A l'origine, Vespetta e Pimpinone ossia la serva astuta, fut composé par Albinoni pour servir d'intermèdes à Astarto, opera seria créé à Venise en 1708. L'œuvre relève donc du genre des intermezzi comici musicali dont le succès les fit rapidement jouer de façon indépendante.

Chacun des trois intermezzi est constitué de récitatifs et d'airs et se termine par un duo entre les deux personnages. Vespetta, femme de ménage jeune et rusée, est à la recherche d'un nouveau patron. Elle rencontre Pimpinone, riche bourgeois nigaud en quête d'une servante. Vespetta n'a pas de mal à se faire embaucher par Pimpinone qu'elle flatte. Ce premier intermède se conclut par un duo où ils chantent leur contentement. Chaque intermezzo correspond à une étape de leur histoire, et celle-ci avance vite ! Le second intermezzo commence par une soirée à l'opéra où Pimpinone a invité Vespetta. Celle-ci, non contente d'être en retard, lui reproche d'être trop dépensier.

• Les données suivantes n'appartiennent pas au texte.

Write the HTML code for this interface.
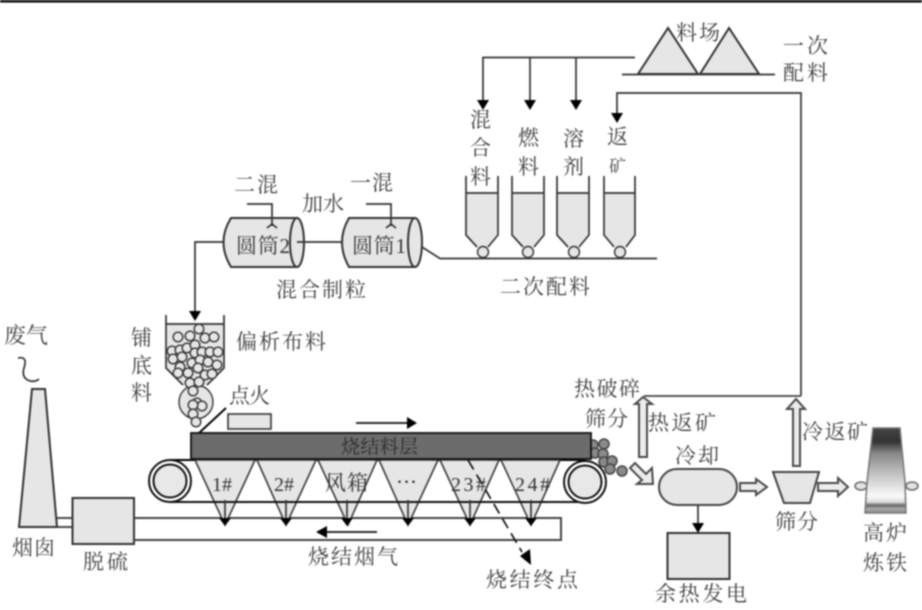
<!DOCTYPE html>
<html><head><meta charset="utf-8">
<style>
html,body{margin:0;padding:0;background:#fff}
body{width:922px;height:610px;overflow:hidden}
svg{display:block;filter:blur(.75px)}
text{font-family:"Liberation Serif","Noto Serif CJK SC",serif;font-size:21px;fill:#3f3f3f}
.s{fill:none;stroke:#333;stroke-width:1.7}
.f{fill:#e6e6e6;stroke:#333;stroke-width:2}
.h{fill:#ececec;stroke:#4a4a4a;stroke-width:2}
.b{fill:#e6e6e6;stroke:#333;stroke-width:1.4}
.d{fill:#8a8a8a;stroke:#444;stroke-width:1.5}
.a{fill:#000}
</style></head><body>
<svg width="922" height="610" viewBox="0 0 922 610" xmlns="http://www.w3.org/2000/svg">
<defs><linearGradient id="g" x1="0" y1="0" x2="0" y2="1">
<stop offset="0" stop-color="#444"/><stop offset=".16" stop-color="#333"/><stop offset=".3" stop-color="#888"/><stop offset=".55" stop-color="#c4c4c4"/><stop offset=".8" stop-color="#fafafa"/><stop offset=".87" stop-color="#ddd"/><stop offset=".91" stop-color="#666"/><stop offset=".95" stop-color="#aaa"/><stop offset="1" stop-color="#888"/>
</linearGradient></defs>
<rect x="0" y="0" width="922" height="2.6" fill="#111"/>

<!-- material yard -->
<polygon class="f" points="668,28 638,74 698,74"/>
<polygon class="f" points="729,28 700,74 759,74"/>
<path class="s" d="M622 74.5H775M635 57.500H483V102M530 57.500V102M576 57.500V102"/>
<polygon class="a" points="477,100 489,100 483,110"/>
<polygon class="a" points="524,100 536,100 530,110"/>
<polygon class="a" points="570,100 582,100 576,110"/>
<path class="s" d="M801 396V93H617V115"/>
<polygon class="a" points="611,113 623,113 617,123"/>

<!-- bins -->
<path fill="#e6e6e6" d="M466 193H498V235L488 247H477L466 235Z"/>
<path class="s" d="M466 176V235L477 247M498 176V235L488 247M466 193H498"/>
<circle class="b" cx="483" cy="252" r="5.500"/>
<path fill="#e6e6e6" d="M512 193H544V235L534 247H523L512 235Z"/>
<path class="s" d="M512 176V235L523 247M544 176V235L534 247M512 193H544"/>
<circle class="b" cx="528" cy="252" r="5.500"/>
<path fill="#e6e6e6" d="M557 193H589V235L579 247H568L557 235Z"/>
<path class="s" d="M557 176V235L568 247M589 176V235L579 247M557 193H589"/>
<circle class="b" cx="574" cy="252" r="5.500"/>
<path fill="#e6e6e6" d="M604 193H635V235L626 247H614L604 235Z"/>
<path class="s" d="M604 176V235L614 247M635 176V235L626 247M604 193H635"/>
<circle class="b" cx="620" cy="252" r="5.500"/>
<path class="s" d="M422 247L440 258.500H657"/>

<!-- drums -->
<path class="f" d="M231 218H297Q304 242 297 267H231Q216 242 231 218Z"/>
<ellipse class="f" cx="297" cy="242.500" rx="7" ry="24.500"/>
<path class="f" d="M349 218H415Q422 242 415 267H349Q335 242 349 218Z"/>
<ellipse class="f" cx="415" cy="242.500" rx="7" ry="24.500"/>
<path class="s" d="M297 242H343M223 242H195V312"/>
<polygon class="a" points="189,311 201,311 195,321"/>
<path class="s" d="M247 204H272V226M267 228L272 224L277 228M366 204H391V226M386 228L391 224L396 228"/>

<!-- hopper -->
<path fill="#e6e6e6" d="M166 324H224V368L207 385H183L166 368Z"/>
<circle class="b" cx="196" cy="402" r="17"/>
<path class="s" d="M166 315V368L183 385M224 315V368L207 385M166 324H224"/>
<circle class="b" cx="199" cy="329" r="4.800"/><circle class="b" cx="178" cy="337" r="4.800"/><circle class="b" cx="190" cy="336" r="4.800"/><circle class="b" cx="205" cy="338" r="4.800"/><circle class="b" cx="214" cy="337" r="4.800"/>
<circle class="b" cx="172" cy="351" r="4.800"/><circle class="b" cx="180" cy="350" r="4.800"/><circle class="b" cx="187" cy="348" r="4.800"/><circle class="b" cx="195" cy="345" r="4.800"/><circle class="b" cx="195" cy="353" r="4.800"/><circle class="b" cx="202" cy="352" r="4.800"/><circle class="b" cx="210" cy="352" r="4.800"/><circle class="b" cx="218" cy="352" r="4.800"/>
<circle class="b" cx="173" cy="359" r="4.800"/><circle class="b" cx="182" cy="357" r="4.800"/><circle class="b" cx="192" cy="363" r="4.800"/><circle class="b" cx="200" cy="360" r="4.800"/><circle class="b" cx="208" cy="362" r="4.800"/><circle class="b" cx="217" cy="365" r="4.800"/>
<circle class="b" cx="180" cy="367" r="4.800"/><circle class="b" cx="178" cy="373" r="4.800"/><circle class="b" cx="188" cy="373" r="4.800"/><circle class="b" cx="198" cy="368" r="4.800"/><circle class="b" cx="205" cy="375" r="4.800"/><circle class="b" cx="212" cy="374" r="4.800"/>
<circle class="b" cx="190" cy="383" r="4.800"/><circle class="b" cx="199" cy="382" r="4.800"/><circle class="b" cx="193" cy="391" r="4.800"/><circle class="b" cx="197" cy="403" r="4.800"/><circle class="b" cx="202" cy="406" r="4.800"/><circle class="b" cx="193" cy="405" r="4.800"/><circle class="b" cx="193" cy="414" r="4.800"/><circle class="b" cx="196" cy="422" r="4.800"/>
<path class="s" style="stroke:#000;stroke-width:1.9" d="M199 433L226 408"/>
<rect class="f" x="228" y="414" width="43" height="15" style="stroke-width:1.6"/>

<!-- stack -->
<path class="s" d="M18 358Q28 356 24 368Q21 378 30 381Q36 382 39 379"/>
<polygon class="f" points="32,389 45,389 57,527 19,527"/>
<path class="s" d="M57 518H72M57 527H72"/>
<rect class="f" x="72.500" y="498" width="61.500" height="46"/>

<!-- flue duct -->
<path class="s" style="stroke:#444;stroke-width:2" d="M134 518H561V540H134"/>

<!-- sinter strand -->
<path class="s" style="stroke:#000;stroke-width:2" d="M170 460H585"/>
<polygon fill="#e6e6e6" stroke="#3a3a3a" stroke-width="1.600" points="195,460 255,460 225,525"/>
<polygon fill="#e6e6e6" stroke="#3a3a3a" stroke-width="1.600" points="257,460 316,460 286,525"/>
<polygon fill="#e6e6e6" stroke="#3a3a3a" stroke-width="1.600" points="318,460 377,460 348,525"/>
<polygon fill="#e6e6e6" stroke="#3a3a3a" stroke-width="1.600" points="379,460 438,460 408,525"/>
<polygon fill="#e6e6e6" stroke="#3a3a3a" stroke-width="1.600" points="440,460 499,460 470,525"/>
<polygon fill="#e6e6e6" stroke="#3a3a3a" stroke-width="1.600" points="501,460 560,460 531,525"/>
<path d="M170 502H585" stroke="#111" stroke-width="2"/>
<path class="s" d="M225 500V520M286 500V520M347 500V520M408 500V520M470 500V520M531 500V520"/>
<polygon class="a" points="219,518 231,518 225,526"/><polygon class="a" points="280,518 292,518 286,526"/><polygon class="a" points="341,518 353,518 347,526"/><polygon class="a" points="402,518 414,518 408,526"/><polygon class="a" points="464,518 476,518 470,526"/><polygon class="a" points="525,518 537,518 531,526"/>

<circle cx="170" cy="481" r="21" fill="#fff" stroke="#111" stroke-width="2"/>
<circle cx="170" cy="481" r="16.500" fill="#e8e8e8" stroke="#111" stroke-width="2"/>
<circle cx="604" cy="444" r="5" class="d"/><circle cx="593" cy="445" r="5" class="d"/><circle cx="595" cy="453" r="5" class="d"/><circle cx="603" cy="454" r="5" class="d"/><circle cx="604" cy="462" r="5" class="d"/><circle cx="612" cy="461" r="5" class="d"/><circle cx="610" cy="469" r="5" class="d"/><circle cx="622" cy="471" r="5" class="d"/>
<circle cx="585" cy="482" r="21" fill="#fff" stroke="#111" stroke-width="2"/>
<circle cx="585" cy="482" r="16.500" fill="#e8e8e8" stroke="#111" stroke-width="2"/>
<rect x="191" y="433" width="400" height="26" fill="#6c6c6c" stroke="#111" stroke-width="1.800"/>

<path class="s" style="stroke:#111" d="M356 423H408"/><polygon class="a" points="407,417 417,423 407,429"/>
<path class="s" style="stroke:#111" d="M377 532H326"/><polygon class="a" points="327,526 316,532 327,538"/>
<path class="s" style="stroke:#111" stroke-dasharray="11 6" d="M468 460L522 552"/><polygon class="a" points="520,556 530,549 531,565"/>

<!-- right part -->
<polygon class="h" points="639,457 647,457 647,404 652,404 643,397 635,404 639,404"/>
<path class="s" style="stroke:#444" d="M644 396H801"/>
<polygon class="h" points="793,466 800,466 800,409 805,409 796,399 787,409 793,409"/>
<polygon class="h" points="630,468 635,463 646,474 652,468 653,484 637,484 642,480"/>
<rect class="f" x="659" y="469" width="78" height="36" rx="18" style="stroke:#444"/>
<polygon class="h" points="740,483 756,483 756,479 767,487 756,495 756,491 740,491"/>
<polygon class="f" points="773,472 819,472 810,503 784,503" style="stroke:#444"/>
<polygon class="h" points="818,483 838,483 838,478 848,487 838,496 838,491 818,491"/>
<path class="s" d="M698 505V526"/><polygon class="a" points="692,523 704,523 698,533"/>
<rect class="f" x="667.500" y="533" width="62" height="46"/>

<!-- furnace -->
<ellipse cx="861" cy="486" rx="6" ry="4" fill="#e2e2e2" stroke="#666" stroke-width="1.500"/>
<ellipse cx="912" cy="486" rx="6" ry="4" fill="#e2e2e2" stroke="#666" stroke-width="1.500"/>
<polygon fill="url(#g)" stroke="#777" stroke-width="1.500" points="873,428 900,428 905,482 906,513 865,513 867,482"/>

<!-- labels -->
<text x="4" y="343" style="font-size:22px" textLength="44">废气</text>
<text x="12" y="555" textLength="43">烟囱</text>
<text x="83" y="569" textLength="45">脱硫</text>
<text x="131" y="345">铺</text><text x="131" y="373">底</text><text x="131" y="400">料</text>
<text x="236" y="349" textLength="90">偏析布料</text>
<text x="229" y="403" textLength="41">点火</text>
<text x="341" y="453" textLength="77" style="font-size:19px;fill:#2a2a2a">烧结料层</text>
<text x="212" y="491" style="font-size:20px;fill:#333">1#</text>
<text x="274" y="491" style="font-size:20px;fill:#333">2#</text>
<text x="325" y="490" textLength="43" style="fill:#333">风箱</text>
<text x="396" y="489" style="fill:#222">···</text>
<text x="451" y="491" style="font-size:20px;fill:#333" textLength="35">23#</text>
<text x="515" y="491" style="font-size:20px;fill:#333" textLength="35">24#</text>
<text x="308" y="564" textLength="90">烧结烟气</text>
<text x="486" y="587" textLength="92">烧结终点</text>
<text x="574" y="396" textLength="66">热破碎</text>
<text x="585" y="426" textLength="43">筛分</text>
<text x="648" y="430" textLength="68">热返矿</text>
<text x="675" y="463" textLength="44">冷却</text>
<text x="775" y="529" textLength="43">筛分</text>
<text x="802" y="439" textLength="66">冷返矿</text>
<text x="863" y="540" textLength="44">高炉</text>
<text x="863" y="570" textLength="44">炼铁</text>
<text x="655" y="601" textLength="92">余热发电</text>
<text x="676" y="40" textLength="44" style="font-size:21px">料场</text>
<text x="783" y="53" textLength="45">一次</text>
<text x="783" y="80" textLength="45">配料</text>
<text x="470" y="127">混</text><text x="470" y="155">合</text><text x="470" y="184">料</text>
<text x="518" y="145">燃</text><text x="518" y="174">料</text>
<text x="563" y="146">溶</text><text x="563" y="174">剂</text>
<text x="607" y="144">返</text><text x="609" y="172" style="font-size:17px">矿</text>
<text x="234" y="192" textLength="44">二混</text>
<text x="350" y="190" textLength="43">一混</text>
<text x="302" y="211" textLength="42">加水</text>
<text x="236" y="253" textLength="54" style="fill:#333">圆筒2</text>
<text x="352" y="253" textLength="54" style="fill:#333">圆筒1</text>
<text x="276" y="297" textLength="90">混合制粒</text>
<text x="500" y="294" textLength="90">二次配料</text>
</svg>
</body></html>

Mais lorsque les dépenses de Pimpinone se révèlent être des bijoux à son attention, Vespetta déclare que l'on ne « pouvait faire meilleure dépense » ! La servante argue ensuite du scandale que cause sa présence dans la maison d'un homme célibataire, et ainsi réussit à se faire épouser (et doter) par son patron. Le duo final voit le bourgeois se réjouir de son bonheur et Vespetta se moquer de lui en aparté. Au troisième intermezzo, le couple se dispute. Si elle avait promis, alors servante, d'être une épouse qui ne sortirait ni ne recevrait, maintenant qu'elle est maîtresse sa promesse ne tient plus ! Vespetta s'est mariée pour être libre et a réussi sa manœuvre.

L'œuvre est à l'origine de ce thème des amours ancillaires repris ensuite de nombreuses fois : le Pimpinone de Telemann (1725) et surtout la célèbre Serva padrona de Pergolèse (1733) en sont directement issus et il est particulièrement intéressant de découvrir le premier livret sur ce sujet, dû à Pietro Pariati (1665-1733).

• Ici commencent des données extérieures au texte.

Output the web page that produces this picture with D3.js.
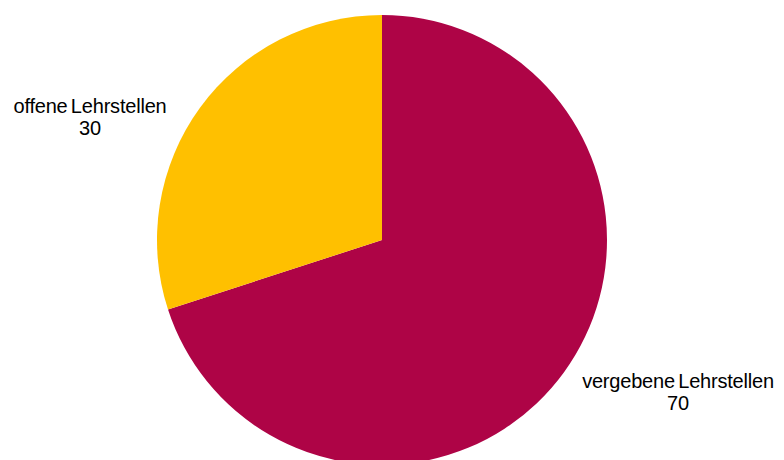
<!DOCTYPE html>
<html><head><meta charset="utf-8">
<script src="https://cdn.jsdelivr.net/npm/d3@7"></script>
<style>body{margin:0;background:#fff}svg{display:block}</style>
</head><body>
<script>
const categories = ["vergebene Lehrstellen", "offene Lehrstellen"];
const values = [70, 30];
const colors = ["#AE0446", "#FFC000"];

const W = 784, H = 460, cx = 382, cy = 240, R = 225;
const svg = d3.select("body").append("svg").attr("width", W).attr("height", H);
const data = categories.map((c, i) => ({cat: c, value: values[i], color: colors[i]}));
const pie = d3.pie().sort(null).value(d => d.value);
const arc = d3.arc().innerRadius(0).outerRadius(R);
const g = svg.append("g").attr("transform", `translate(${cx},${cy})`);
const arcs = pie(data);
g.selectAll("path").data(arcs).enter().append("path")
  .attr("d", arc).attr("fill", d => d.data.color);

const labelPos = [[678, 388], [90, 113]];
arcs.forEach((a, i) => {
  const t = svg.append("text").attr("text-anchor", "middle")
    .attr("font-family", "Liberation Sans, Arial, sans-serif")
    .attr("font-size", 20).attr("letter-spacing", -0.2).attr("word-spacing", -2).attr("fill", "#000");
  t.append("tspan").attr("x", labelPos[i][0]).attr("y", labelPos[i][1]).text(a.data.cat);
  t.append("tspan").attr("x", labelPos[i][0]).attr("y", labelPos[i][1] + 22).text(a.data.value);
});
</script>
</body></html>
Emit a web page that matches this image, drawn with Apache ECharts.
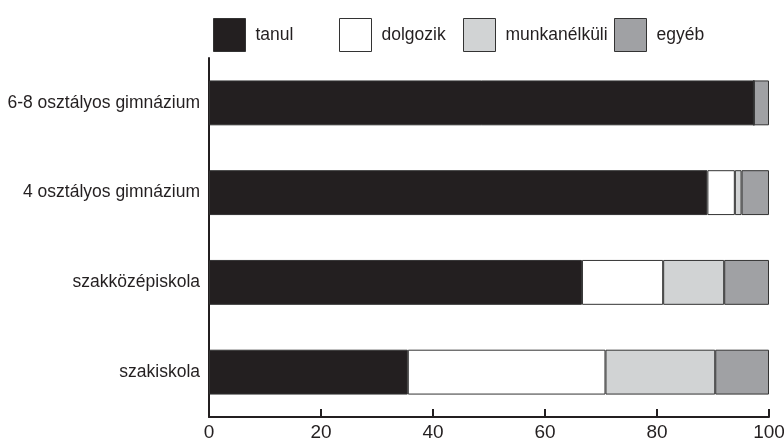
<!DOCTYPE html>
<html>
<head>
<meta charset="utf-8">
<script src="https://cdn.jsdelivr.net/npm/echarts@6/dist/echarts.min.js"></script>
<style>html,body{margin:0;padding:0;background:#fff}#c{width:784px;height:444px}</style>
</head>
<body>
<div id="c"></div>
<script>
const categories = ['szakiskola', 'szakközépiskola', '4 osztályos gimnázium', '6-8 osztályos gimnázium'];
const seriesNames = ['tanul', 'dolgozik', 'munkanélküli', 'egyéb'];
const tanul = [35.5, 66.6, 89.0, 97.3];
const dolgozik = [35.3, 14.5, 4.9, 0];
const munkanelkuli = [19.6, 10.9, 1.2, 0];
const egyeb = [9.6, 8.0, 4.9, 2.7];
const xTicks = [0, 20, 40, 60, 80, 100];

const colors = ['#231f20', '#ffffff', '#d1d3d4', '#a0a1a4'];
const values = [tanul, dolgozik, munkanelkuli, egyeb];
const legendLefts = [208, 334, 458, 609];
const FONT = '"Liberation Sans", Arial, sans-serif';

const chart = echarts.init(document.getElementById('c'), null, {renderer: 'canvas'});
chart.setOption({
  animation: false,
  textStyle: {fontFamily: FONT},
  legend: seriesNames.map((n, i) => ({
    left: legendLefts[i], top: 13,
    itemWidth: 32, itemHeight: 33,
    icon: 'rect',
    textStyle: {fontFamily: FONT, fontSize: 17.5, color: '#231f20', padding: [0, 0, 0, 5]},
    data: [{name: n, itemStyle: {color: colors[i], borderColor: '#333', borderWidth: 1}}]
  })),
  grid: {left: 209, right: 15, top: 58, bottom: 27, containLabel: false, outerBoundsMode: 'none'},
  xAxis: {
    type: 'value', min: 0, max: 100, interval: 20,
    axisLine: {show: true, lineStyle: {color: '#231f20', width: 2}},
    axisTick: {show: true, inside: true, length: 8, lineStyle: {color: '#231f20', width: 2}},
    splitLine: {show: false},
    axisLabel: {fontFamily: FONT, fontSize: 19, color: '#231f20', margin: 6,
      formatter: v => xTicks.includes(v) ? String(v) : ''}
  },
  yAxis: {
    type: 'category', data: categories,
    axisLine: {show: true, lineStyle: {color: '#231f20', width: 2}},
    axisTick: {show: false},
    axisLabel: {fontFamily: FONT, fontSize: 17.5, color: '#231f20', margin: 9}
  },
  series: seriesNames.map((n, i) => ({
    name: n, type: 'bar', stack: 'total', barWidth: '50%',
    itemStyle: {color: colors[i], borderColor: '#333', borderWidth: 1},
    data: values[i]
  }))
});
</script>
</body>
</html>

Les trois pièces qui servaient d'intermèdes à un opera seria mis bout à bout et quelques emprunts – une aria de Vespetta et une de Pimpinone sont extraits du Pimpinone de Telemann, une aria de Vespetta provient de la Serva padrona de Pergolèse et la cantate insérée entre les deuxième et troisième intermezzi est due à Antonio Maria Abbatini (1609-1677) forment le spectacle présenté par l'ensemble baroque Mensa Sonora. Ces différentes sources s'inscrivent donc dans une continuité d'inspiration et d'esthétique musicale. Et l'on attend impatiemment que de nombreux théâtres les invitent afin de pouvoir entendre toute une partie du répertoire baroque aujourd'hui oublié et sur lequel Mensa Sonora fait porter ses recherches.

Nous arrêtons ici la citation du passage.